Controversy surrounding New Zealand soldiers' involvement in World War II atrocities has been reignited with the launch of a book by an English military historian.
In his new book, Armageddon: the Battle for Germany 1944-45, former editor of London's Daily Telegraph, Sir Max Hastings, says New Zealand soldiers "massacred" German medical staff and wounded men in North Africa in June 1942.
New Zealand is noted in the book's introduction in which Sir Max writes about war crimes, and shares the view of German historians that allied forces should more honestly confront their own lapses.
"For instance, more than a few Germans were hanged in 1945 for killing prisoners.
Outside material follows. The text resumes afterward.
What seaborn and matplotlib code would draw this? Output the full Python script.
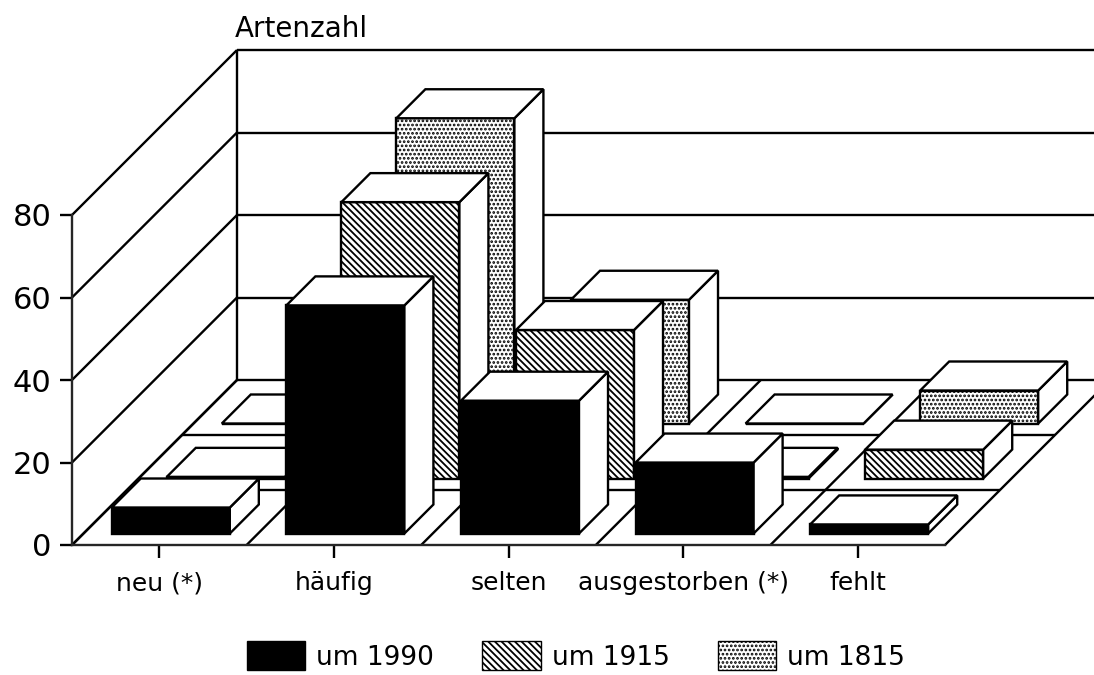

Such behaviour was not uncommon among Allied personnel, yet it seldom, if ever, provoked disciplinary action.
"New Zealanders massacred medical staff and wounded men at a German aid station in North Africa in June 1942. No one was ever called to account, though the episode is well documented."
The claim first surfaced in a review of volume six of the weighty academic tomes that are Germany's semi-official history of World War II.
In 2001, Sir Max, in reviewing the book, remarked on the authors' "almost bloodless absence of national sentiment", except when they wrote about "an episode in North Africa in June 1942 in which New Zealanders overran a German position and medical station, bayoneting to death every one of its 80 occupants, including doctors and wounded".
The episode refers to the breakout in Africa when the New Zealand division's 4th and 5th brigades were flung into the defences at Minqar Qaim as the British 8th Army retreated from Libya into Egypt.
John McLeod wrote about it in his 1986 book, Myth and Reality - the New Zealand Soldier in World War II.
McLeod described it "as an example of the willingness of New Zealanders to kill", as they faced capture or death by the German Army.
New Zealand commander General Freyberg had been wounded, leaving Brigadier L. M. Inglis in charge. He decided to break through the enemy lines in an attack involving the 19th Battalion, the Maori Battalion and the 20th Battalion, in which double Victoria Cross recipient Charles Upham participated.
McLeod describes how the German defensive position became a blazing inferno, grenades being thrown into trucks with sleepy, dazed soldiers still inside and Germans being shot and bayoneted before they could climb from their trenches.
It turned out an advanced dressing station had been overrun. But as McLeod points out, dressing stations were in the trenches and were not marked with red crosses like Army hospitals.
He writes: "It was of little consequence whether the enemy were resisting, surrendering or fleeing. One member of 19 Battalion saw two Germans shot while attempting to surrender. Another saw wounded Germans picked up and tossed into burning trucks."
A New Zealand official historian records in The Battle for Egypt that two battalions, "using bayonets, rifles, tommy guns, Brens fired from the hip and the newly-issued bakelite grenade ... penetrated into the centre of the close-packed laager".
New Zealand casualties were relatively light but about 200 New Zealand wounded and stragglers were rounded up by the Germans on June 28 "and roughly treated".
"They were forced to spend the long, burning day without cover, food or water."
Auckland Returned Services Association vice-president Matt McMillan said he was disappointed the battle of Minqar Qaim controversy had been revisited.
"They [New Zealand divisions] were desperate to get out. In the heat of the battle things happen - if you are cornered, you have to do all you can to get out."